Michael Avenatti, the high-profile lawyer best known for representing porn actress Stormy Daniels against Trump, said in an interview last year what some Democrats believe but won’t say publicly: that the party needs a white male candidate to beat the president in 2020. His comments came in a TIME magazine article when he was considering a run as a Democrat for the White House.
There was a buzz among some in the party in March when former Vice President Joe Biden, who leads nearly every poll even though he hasn’t declared his candidacy, was apparently laying the groundwork for a ticket with Abrams as his running mate.
Abrams, who fell short last year in her historic race for Georgia governor, met privately with the former vice president in Washington—at Biden’s request—the Associated Press reported.
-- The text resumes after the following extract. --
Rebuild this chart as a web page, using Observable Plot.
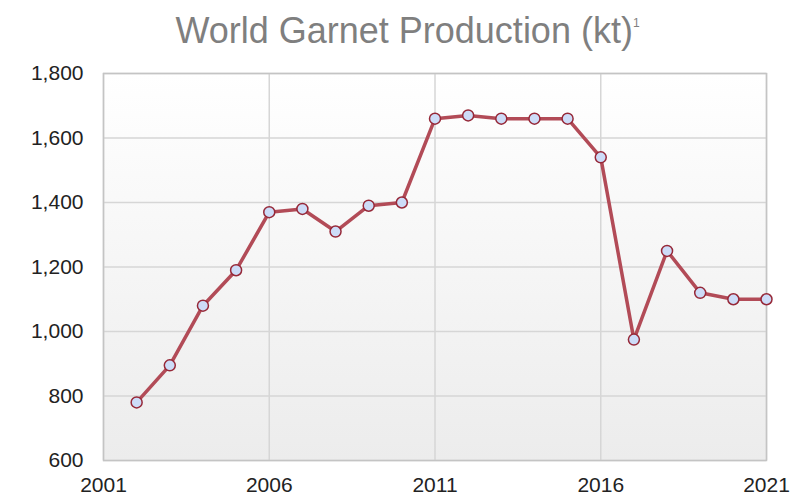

After two successful campaigns with President Barack Obama, it was believed by some political analysts that Biden tapping Abrams as his running mate could serve as a source of excitement and ignite interest among Black women voters, who have emerged as a powerful voting bloc.
However, Abrams, who is weighing her next political move, shut down rumors that she would enter the Democratic primary as Biden’s running mate.
“I think you don’t run for second place,” Abrams said when asked on ABC’s “The View” about plans to join Biden’s presidential ticket.
Abrams said Sunday that she’s still considering a run for president, but she’s also looking at possibilities of a U.S Senate or Georgia governor bid.